Cavalgando a onda do investimento em arte, procedeu à sistemática aquisição de obras que lhe permitiram constituir uma considerável coleção.
Mudou, então, de estatuto. Além de rico passou a ser tido como um expoente da cultura.
Foi o tempo de o desejo conseguido de consideração social o tornar o burguês notável.
Do ponto de vista dele, o que fazer com a coleção? Deixar passar o tempo e valorizá-la, certamente.
Um pequeno problema, o custo dos seguros. Outro, o custo do local de exposição.
Atento, um Governo espreitou a oportunidade.
E, assim, a consideração, o interesse e a ocasião geraram um acordo.
Os portugueses sentiram-se próximos da coleção, o Estado sonhou vir a ser seu dono, o detentor criou um enorme capital de influência.
A tal ponto que, uma guerra nascente pelo controle de bancos deu origem à celebração de um conúbio.
O detentor comprava ações, a governo coordenava as operações, os bancos emprestaram sem limites.
Uma história triste. Tudo acabou mal.
Os bancos destruídos pela crise, as ações sem valor, a dívida acumulada.
Tudo quanto se passou daqui para a frente, custa a entender.
Os sinais de alerta pelo incumprimento não cessaram de acontecer.
Percebeu-se que os bancos tentavam renegociar com completo insucesso e crescente debilidade.
E, todavia, ninguém conseguia perceber porque não executavam a dívida, tão negro parecia o futuro.
Mil milhões terá sido o número mágico para o despertar da modorra.
Do outro lado, o detentor, fazia acordos e celebrava a sua denúncia.
E isto porquê?

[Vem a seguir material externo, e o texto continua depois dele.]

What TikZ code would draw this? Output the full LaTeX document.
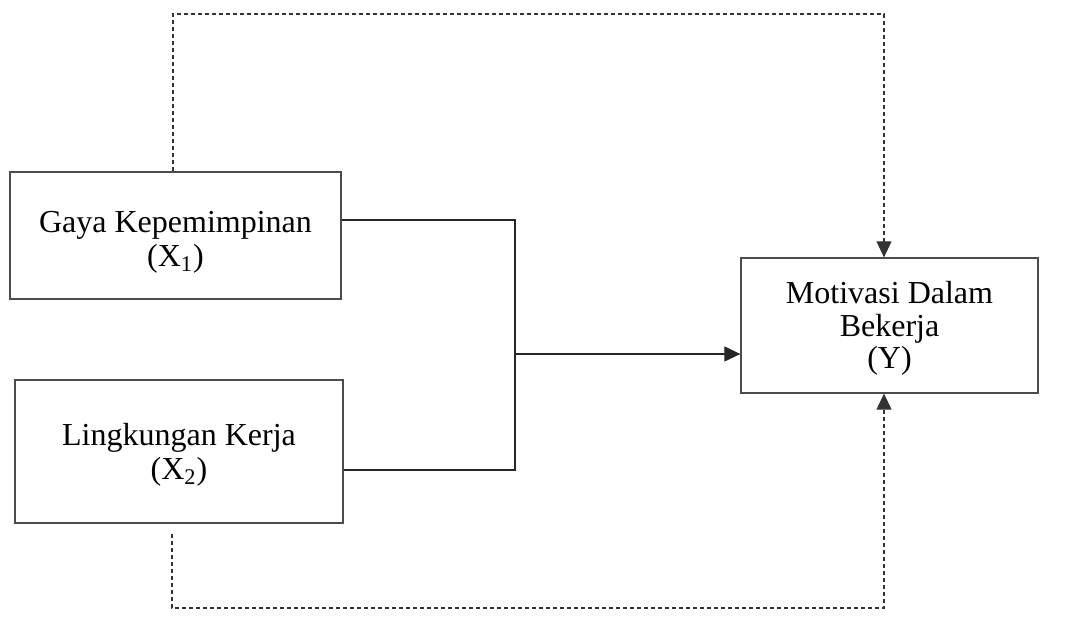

Porque habilmente o detentor tinha criado uma associação na qual os bancos participavam alegremente. Eram os títulos desta associação que serviam de garantia, não a coleção.
E os bancos ficaram de um momento para o outro a ver navios.
Ninguém reparou.
Foi preciso realizar uma Comissão de Inquérito Parlamentar para que o País se desse conta do acontecido.
Ali, perante as caras de espanto, o detentor explicou as suas astúcias e não deixou grande margem à recuperação dos créditos.
O que resta desta história não é, para mim, um comportamento censurável, uma falta de respeito, uma completa cara de pau. O detentor levou todos à certa.
Revisitando Hergé, outro Oliveira da Figueira se desenhou como típica figura do português. Um o impagável vendedor, outro o inexecutável comprador.
O nosso fado a dois tons.
Mas o que me impressiona é toda esta estranhíssima catadupa de cumplicidades e de ausência de responsabilidade demonstrada.
Com tanta gente ilustre, tantos juristas de eleição, tão distintos administradores da Caixa e dos outros, ninguém foi capaz de surpreender o golpe?
Os bancos foram os últimos a saber?
Peço desculpa. Juro que não é populismo. É a vida.
Sonho com o improvável.
E se a dívida for paga à CGD um modestíssimo reformado residente em nenhures, desconhecedor da arte contemporânea, sobrevivente da miséria envergonhada, poderá ser poupado a pagar mais de dois euros por levantamento com a caderneta?